Source records →
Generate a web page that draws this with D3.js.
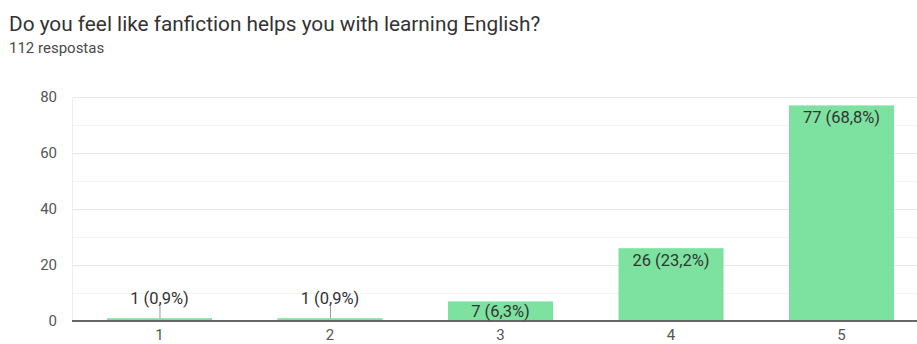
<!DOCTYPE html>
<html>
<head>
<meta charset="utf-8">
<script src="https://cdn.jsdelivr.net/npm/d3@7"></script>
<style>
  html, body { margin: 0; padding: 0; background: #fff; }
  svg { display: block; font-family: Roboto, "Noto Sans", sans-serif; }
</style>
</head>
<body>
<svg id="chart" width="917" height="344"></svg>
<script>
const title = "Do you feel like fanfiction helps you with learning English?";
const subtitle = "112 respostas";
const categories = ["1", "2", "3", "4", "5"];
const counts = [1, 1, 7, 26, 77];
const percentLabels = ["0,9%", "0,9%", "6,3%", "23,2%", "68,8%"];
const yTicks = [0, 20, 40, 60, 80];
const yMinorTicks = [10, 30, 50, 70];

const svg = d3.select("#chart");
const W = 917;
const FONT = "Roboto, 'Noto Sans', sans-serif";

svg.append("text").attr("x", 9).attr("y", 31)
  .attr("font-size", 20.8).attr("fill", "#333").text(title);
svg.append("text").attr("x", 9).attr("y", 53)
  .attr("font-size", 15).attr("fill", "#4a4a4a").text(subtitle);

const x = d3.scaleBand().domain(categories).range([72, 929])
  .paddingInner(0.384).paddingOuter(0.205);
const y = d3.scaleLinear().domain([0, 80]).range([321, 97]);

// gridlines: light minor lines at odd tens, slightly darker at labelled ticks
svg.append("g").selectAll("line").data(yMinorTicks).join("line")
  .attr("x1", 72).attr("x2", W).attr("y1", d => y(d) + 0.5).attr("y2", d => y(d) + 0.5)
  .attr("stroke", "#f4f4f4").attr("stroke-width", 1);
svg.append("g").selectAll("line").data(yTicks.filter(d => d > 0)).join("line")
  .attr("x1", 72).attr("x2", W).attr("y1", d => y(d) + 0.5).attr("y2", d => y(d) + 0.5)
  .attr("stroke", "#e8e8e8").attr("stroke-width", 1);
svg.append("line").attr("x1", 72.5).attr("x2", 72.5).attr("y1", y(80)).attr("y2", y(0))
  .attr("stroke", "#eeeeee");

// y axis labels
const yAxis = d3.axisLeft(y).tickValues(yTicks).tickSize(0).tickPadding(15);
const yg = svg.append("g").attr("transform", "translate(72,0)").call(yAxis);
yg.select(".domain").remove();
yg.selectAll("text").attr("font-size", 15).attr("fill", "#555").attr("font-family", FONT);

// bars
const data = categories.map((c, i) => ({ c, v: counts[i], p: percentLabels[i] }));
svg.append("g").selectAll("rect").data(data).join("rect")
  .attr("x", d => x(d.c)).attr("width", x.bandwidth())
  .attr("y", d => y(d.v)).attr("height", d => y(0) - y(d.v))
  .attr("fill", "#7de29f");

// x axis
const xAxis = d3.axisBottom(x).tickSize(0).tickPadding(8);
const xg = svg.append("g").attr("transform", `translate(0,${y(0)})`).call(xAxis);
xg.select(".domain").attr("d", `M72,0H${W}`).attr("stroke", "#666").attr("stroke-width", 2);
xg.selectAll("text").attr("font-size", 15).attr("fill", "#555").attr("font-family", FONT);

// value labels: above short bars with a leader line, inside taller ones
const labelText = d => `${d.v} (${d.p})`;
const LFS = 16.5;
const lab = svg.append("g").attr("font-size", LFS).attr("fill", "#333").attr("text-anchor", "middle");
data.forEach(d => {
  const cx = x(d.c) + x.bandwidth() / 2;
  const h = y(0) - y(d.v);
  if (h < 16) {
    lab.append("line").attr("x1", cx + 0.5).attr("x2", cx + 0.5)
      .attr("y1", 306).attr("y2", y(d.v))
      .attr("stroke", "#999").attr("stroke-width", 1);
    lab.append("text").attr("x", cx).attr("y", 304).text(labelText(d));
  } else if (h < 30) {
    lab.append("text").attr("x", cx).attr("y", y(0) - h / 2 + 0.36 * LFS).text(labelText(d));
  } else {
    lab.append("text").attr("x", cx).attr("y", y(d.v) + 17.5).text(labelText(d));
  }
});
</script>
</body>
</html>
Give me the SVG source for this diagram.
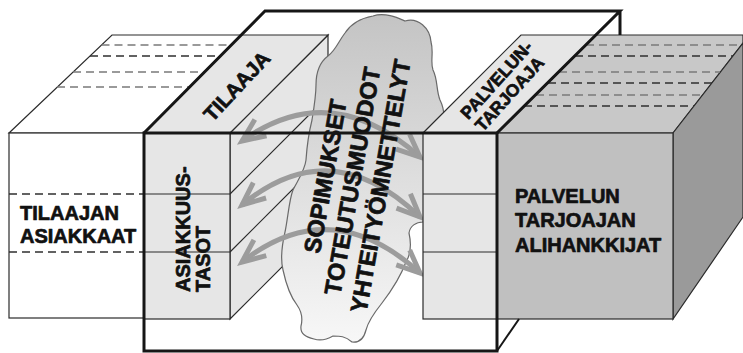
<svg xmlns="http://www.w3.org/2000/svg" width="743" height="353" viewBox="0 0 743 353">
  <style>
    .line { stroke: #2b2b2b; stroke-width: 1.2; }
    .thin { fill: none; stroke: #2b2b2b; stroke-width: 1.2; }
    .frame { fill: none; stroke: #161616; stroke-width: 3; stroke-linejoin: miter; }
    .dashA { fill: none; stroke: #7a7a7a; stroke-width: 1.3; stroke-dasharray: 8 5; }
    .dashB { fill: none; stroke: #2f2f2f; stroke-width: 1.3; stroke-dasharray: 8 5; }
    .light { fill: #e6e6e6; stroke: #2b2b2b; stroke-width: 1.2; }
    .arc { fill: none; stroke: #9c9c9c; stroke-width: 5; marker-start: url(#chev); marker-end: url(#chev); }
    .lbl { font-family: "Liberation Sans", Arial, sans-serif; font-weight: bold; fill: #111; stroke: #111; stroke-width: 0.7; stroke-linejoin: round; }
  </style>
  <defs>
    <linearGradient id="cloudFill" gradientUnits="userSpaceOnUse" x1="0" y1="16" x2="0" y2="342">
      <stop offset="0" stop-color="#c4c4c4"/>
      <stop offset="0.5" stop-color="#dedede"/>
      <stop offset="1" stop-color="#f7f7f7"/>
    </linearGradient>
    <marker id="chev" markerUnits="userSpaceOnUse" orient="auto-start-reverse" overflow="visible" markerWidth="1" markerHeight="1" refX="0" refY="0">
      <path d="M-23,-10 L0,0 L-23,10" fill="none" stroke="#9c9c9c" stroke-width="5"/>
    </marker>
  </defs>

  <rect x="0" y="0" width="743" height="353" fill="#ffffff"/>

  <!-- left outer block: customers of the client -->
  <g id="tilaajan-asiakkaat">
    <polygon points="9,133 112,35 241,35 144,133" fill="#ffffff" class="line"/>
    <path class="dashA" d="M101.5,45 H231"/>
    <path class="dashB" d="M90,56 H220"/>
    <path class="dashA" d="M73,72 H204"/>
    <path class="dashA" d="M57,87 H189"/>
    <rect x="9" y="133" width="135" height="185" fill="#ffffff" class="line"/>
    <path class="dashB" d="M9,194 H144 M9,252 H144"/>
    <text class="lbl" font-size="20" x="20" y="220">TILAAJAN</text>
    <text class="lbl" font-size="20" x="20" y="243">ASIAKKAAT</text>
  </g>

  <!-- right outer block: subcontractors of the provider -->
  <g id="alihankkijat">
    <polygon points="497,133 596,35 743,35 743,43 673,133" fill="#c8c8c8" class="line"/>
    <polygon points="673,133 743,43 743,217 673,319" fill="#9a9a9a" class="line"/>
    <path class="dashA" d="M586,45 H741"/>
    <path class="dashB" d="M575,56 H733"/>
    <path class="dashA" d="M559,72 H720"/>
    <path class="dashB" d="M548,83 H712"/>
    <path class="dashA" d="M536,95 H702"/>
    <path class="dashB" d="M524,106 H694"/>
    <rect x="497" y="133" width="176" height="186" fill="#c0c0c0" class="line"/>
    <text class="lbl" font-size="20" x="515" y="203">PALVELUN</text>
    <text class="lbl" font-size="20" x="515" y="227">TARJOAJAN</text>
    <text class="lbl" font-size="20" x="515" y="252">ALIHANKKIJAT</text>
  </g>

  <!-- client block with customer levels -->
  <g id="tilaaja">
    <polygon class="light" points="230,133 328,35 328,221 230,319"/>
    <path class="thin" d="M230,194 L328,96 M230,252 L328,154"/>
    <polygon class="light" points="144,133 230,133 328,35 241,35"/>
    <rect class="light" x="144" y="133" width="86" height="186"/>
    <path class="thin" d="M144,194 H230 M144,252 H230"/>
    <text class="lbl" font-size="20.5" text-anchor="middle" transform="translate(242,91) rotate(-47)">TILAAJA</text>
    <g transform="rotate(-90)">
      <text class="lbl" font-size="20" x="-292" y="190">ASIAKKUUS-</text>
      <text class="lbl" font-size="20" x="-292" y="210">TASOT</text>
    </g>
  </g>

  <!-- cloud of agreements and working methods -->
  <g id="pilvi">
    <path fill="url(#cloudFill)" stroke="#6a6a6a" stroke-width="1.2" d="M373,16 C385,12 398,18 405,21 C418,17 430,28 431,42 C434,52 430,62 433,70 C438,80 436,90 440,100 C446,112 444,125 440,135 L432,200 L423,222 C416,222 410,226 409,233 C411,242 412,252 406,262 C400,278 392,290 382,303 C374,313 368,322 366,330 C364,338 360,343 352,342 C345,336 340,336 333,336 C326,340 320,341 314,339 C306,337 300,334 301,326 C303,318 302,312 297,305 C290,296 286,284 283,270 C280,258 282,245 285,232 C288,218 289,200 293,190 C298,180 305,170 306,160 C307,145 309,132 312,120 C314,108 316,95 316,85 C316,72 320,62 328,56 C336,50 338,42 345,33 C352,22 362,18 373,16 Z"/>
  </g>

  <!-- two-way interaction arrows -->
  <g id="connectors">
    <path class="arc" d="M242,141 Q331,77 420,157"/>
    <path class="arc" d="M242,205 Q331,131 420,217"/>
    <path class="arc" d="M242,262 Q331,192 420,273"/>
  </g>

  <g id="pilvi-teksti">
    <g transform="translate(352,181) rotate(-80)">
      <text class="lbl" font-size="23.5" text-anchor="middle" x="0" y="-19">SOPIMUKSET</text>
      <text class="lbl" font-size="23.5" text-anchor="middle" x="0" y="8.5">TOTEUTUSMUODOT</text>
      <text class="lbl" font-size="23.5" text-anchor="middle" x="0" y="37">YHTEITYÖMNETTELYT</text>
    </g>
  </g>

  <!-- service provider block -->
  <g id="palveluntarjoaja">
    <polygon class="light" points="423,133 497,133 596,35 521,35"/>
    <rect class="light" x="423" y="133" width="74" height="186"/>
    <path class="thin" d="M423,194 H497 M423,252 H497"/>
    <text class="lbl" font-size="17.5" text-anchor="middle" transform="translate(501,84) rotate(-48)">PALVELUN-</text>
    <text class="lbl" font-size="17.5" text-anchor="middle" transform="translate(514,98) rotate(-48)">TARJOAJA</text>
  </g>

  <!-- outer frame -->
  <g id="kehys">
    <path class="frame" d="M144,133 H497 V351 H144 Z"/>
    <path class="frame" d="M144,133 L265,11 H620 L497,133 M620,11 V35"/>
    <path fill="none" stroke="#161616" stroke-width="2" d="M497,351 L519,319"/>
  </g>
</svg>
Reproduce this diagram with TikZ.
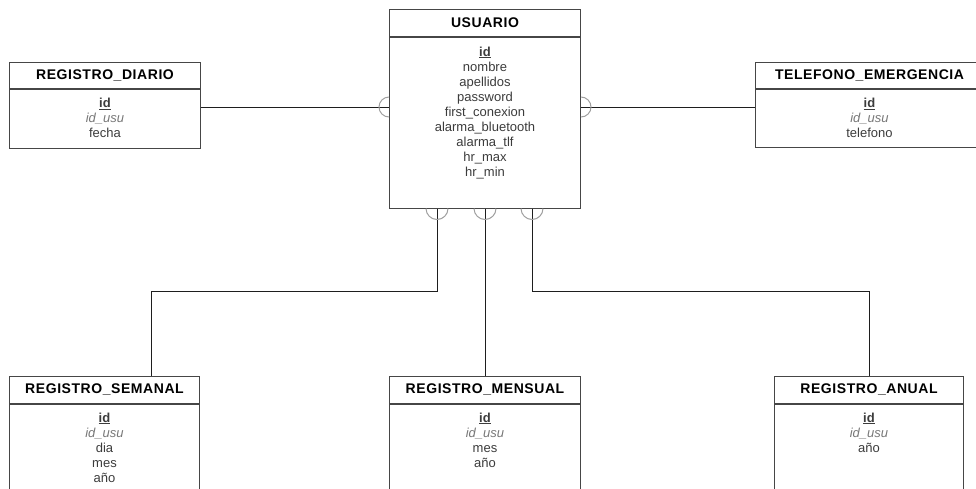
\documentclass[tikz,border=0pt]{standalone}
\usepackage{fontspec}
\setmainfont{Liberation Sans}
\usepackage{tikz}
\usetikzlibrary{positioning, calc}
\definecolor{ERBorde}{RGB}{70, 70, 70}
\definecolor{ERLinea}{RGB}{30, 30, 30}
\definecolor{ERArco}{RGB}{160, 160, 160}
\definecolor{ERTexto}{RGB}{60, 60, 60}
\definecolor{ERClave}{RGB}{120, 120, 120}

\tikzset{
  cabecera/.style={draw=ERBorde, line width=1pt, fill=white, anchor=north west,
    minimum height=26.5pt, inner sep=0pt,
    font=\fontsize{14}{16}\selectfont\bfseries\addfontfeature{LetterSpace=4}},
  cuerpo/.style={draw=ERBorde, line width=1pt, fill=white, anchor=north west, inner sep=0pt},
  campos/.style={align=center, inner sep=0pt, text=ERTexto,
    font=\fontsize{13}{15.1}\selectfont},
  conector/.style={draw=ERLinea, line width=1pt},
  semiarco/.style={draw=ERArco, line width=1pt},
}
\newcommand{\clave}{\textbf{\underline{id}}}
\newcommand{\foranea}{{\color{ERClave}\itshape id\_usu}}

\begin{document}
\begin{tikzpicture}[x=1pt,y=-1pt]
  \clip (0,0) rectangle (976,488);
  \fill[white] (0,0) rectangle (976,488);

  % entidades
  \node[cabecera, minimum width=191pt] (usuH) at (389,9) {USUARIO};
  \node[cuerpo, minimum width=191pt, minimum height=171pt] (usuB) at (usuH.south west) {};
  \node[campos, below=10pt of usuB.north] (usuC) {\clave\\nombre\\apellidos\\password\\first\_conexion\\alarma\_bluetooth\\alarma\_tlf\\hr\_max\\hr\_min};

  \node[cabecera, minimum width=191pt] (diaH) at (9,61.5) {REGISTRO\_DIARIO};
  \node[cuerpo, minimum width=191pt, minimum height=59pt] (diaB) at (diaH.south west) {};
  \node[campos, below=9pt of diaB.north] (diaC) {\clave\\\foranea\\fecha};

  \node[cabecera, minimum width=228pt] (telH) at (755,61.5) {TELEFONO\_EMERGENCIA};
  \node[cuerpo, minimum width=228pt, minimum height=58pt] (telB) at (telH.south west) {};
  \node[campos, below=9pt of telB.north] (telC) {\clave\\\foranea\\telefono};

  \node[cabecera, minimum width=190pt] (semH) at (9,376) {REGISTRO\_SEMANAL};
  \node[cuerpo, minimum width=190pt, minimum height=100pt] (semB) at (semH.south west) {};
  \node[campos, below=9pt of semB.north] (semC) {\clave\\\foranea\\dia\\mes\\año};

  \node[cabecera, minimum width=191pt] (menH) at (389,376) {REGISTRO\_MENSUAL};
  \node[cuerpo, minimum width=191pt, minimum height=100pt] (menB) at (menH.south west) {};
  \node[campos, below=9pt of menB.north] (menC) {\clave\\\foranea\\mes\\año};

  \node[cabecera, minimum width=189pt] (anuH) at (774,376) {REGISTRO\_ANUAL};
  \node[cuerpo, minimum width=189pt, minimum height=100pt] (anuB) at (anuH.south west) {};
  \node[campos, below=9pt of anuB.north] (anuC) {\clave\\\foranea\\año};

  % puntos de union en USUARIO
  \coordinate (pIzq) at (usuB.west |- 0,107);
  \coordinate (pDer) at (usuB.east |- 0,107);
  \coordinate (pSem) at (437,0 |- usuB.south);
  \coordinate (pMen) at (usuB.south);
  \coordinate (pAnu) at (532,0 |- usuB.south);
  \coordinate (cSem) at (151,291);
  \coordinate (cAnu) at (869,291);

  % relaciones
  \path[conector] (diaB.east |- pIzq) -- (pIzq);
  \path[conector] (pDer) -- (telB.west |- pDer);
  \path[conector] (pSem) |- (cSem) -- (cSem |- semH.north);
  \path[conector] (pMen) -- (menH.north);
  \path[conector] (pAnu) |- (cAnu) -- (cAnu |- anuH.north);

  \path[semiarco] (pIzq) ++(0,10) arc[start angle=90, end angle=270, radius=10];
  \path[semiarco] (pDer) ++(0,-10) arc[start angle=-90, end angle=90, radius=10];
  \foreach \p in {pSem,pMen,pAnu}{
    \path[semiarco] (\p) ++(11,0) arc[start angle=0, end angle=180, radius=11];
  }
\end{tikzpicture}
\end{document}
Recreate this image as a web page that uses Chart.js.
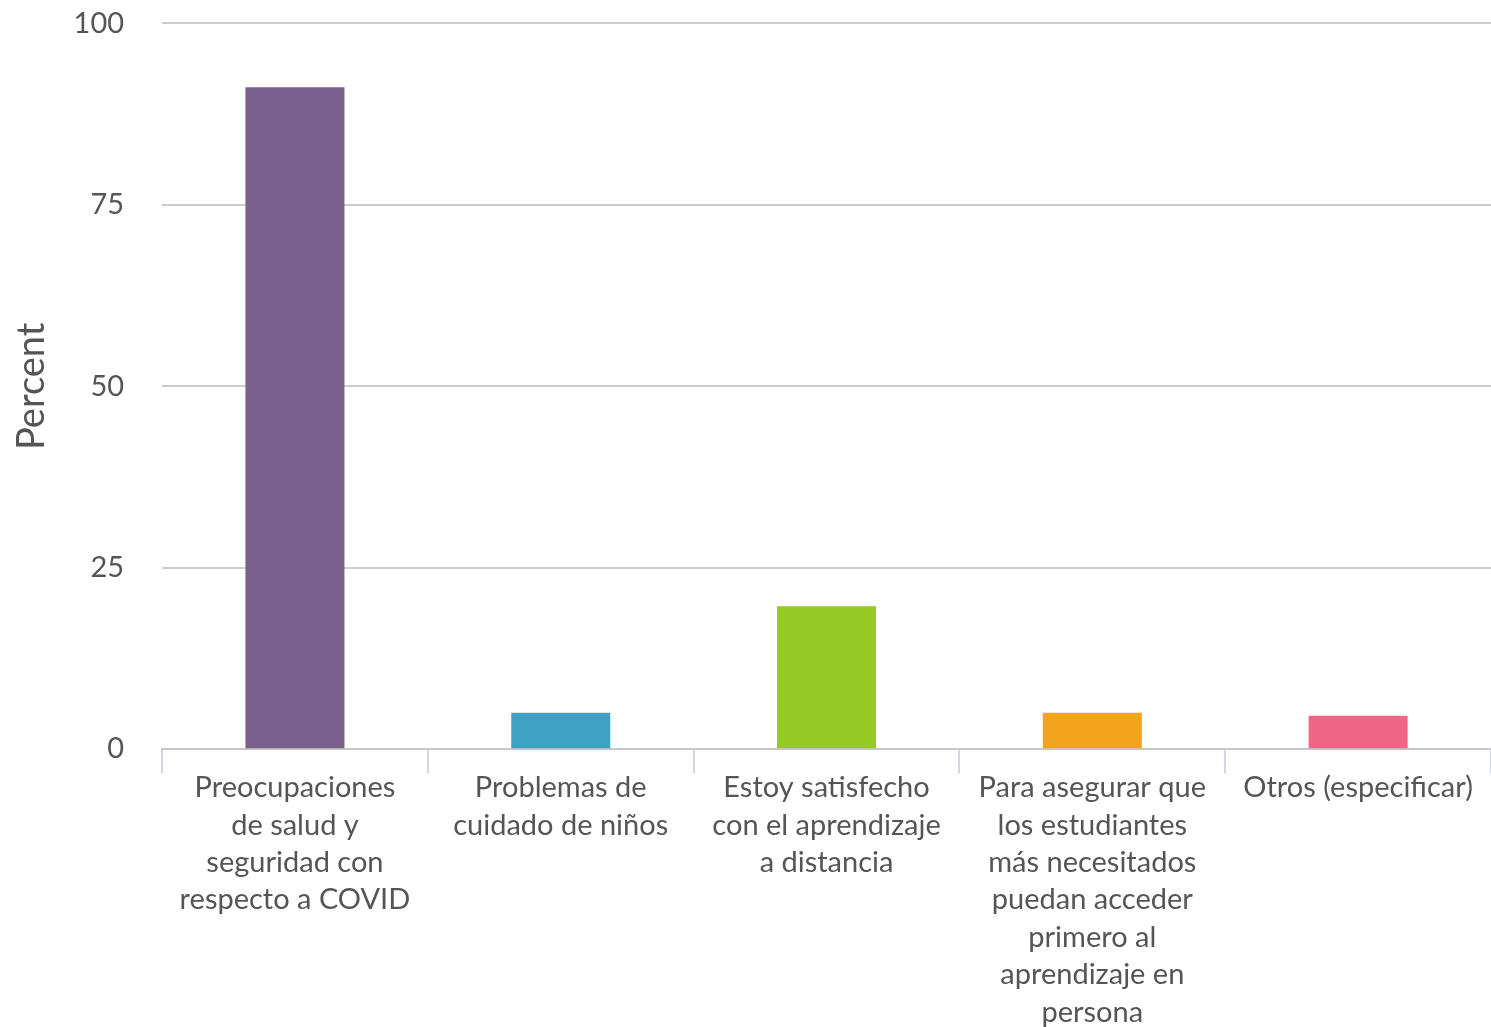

Goal of the exercise →
With all pictures left out, please transcribe exactly the lines from the start of the material through the line with "const y = d3.scaleLinear().domain([0, 80]).range([321, 97]);".

Finished answer →
Generate a web page that draws this with D3.js.
<!DOCTYPE html>
<html>
<head>
<meta charset="utf-8">
<script src="https://cdn.jsdelivr.net/npm/d3@7"></script>
<style>
  html, body { margin: 0; padding: 0; background: #fff; }
  svg { display: block; font-family: Roboto, "Noto Sans", sans-serif; }
</style>
</head>
<body>
<svg id="chart" width="917" height="344"></svg>
<script>
const title = "Do you feel like fanfiction helps you with learning English?";
const subtitle = "112 respostas";
const categories = ["1", "2", "3", "4", "5"];
const counts = [1, 1, 7, 26, 77];
const percentLabels = ["0,9%", "0,9%", "6,3%", "23,2%", "68,8%"];
const yTicks = [0, 20, 40, 60, 80];
const yMinorTicks = [10, 30, 50, 70];

const svg = d3.select("#chart");
const W = 917;
const FONT = "Roboto, 'Noto Sans', sans-serif";

svg.append("text").attr("x", 9).attr("y", 31)
  .attr("font-size", 20.8).attr("fill", "#333").text(title);
svg.append("text").attr("x", 9).attr("y", 53)
  .attr("font-size", 15).attr("fill", "#4a4a4a").text(subtitle);

const x = d3.scaleBand().domain(categories).range([72, 929])
  .paddingInner(0.384).paddingOuter(0.205);
const y = d3.scaleLinear().domain([0, 80]).range([321, 97]);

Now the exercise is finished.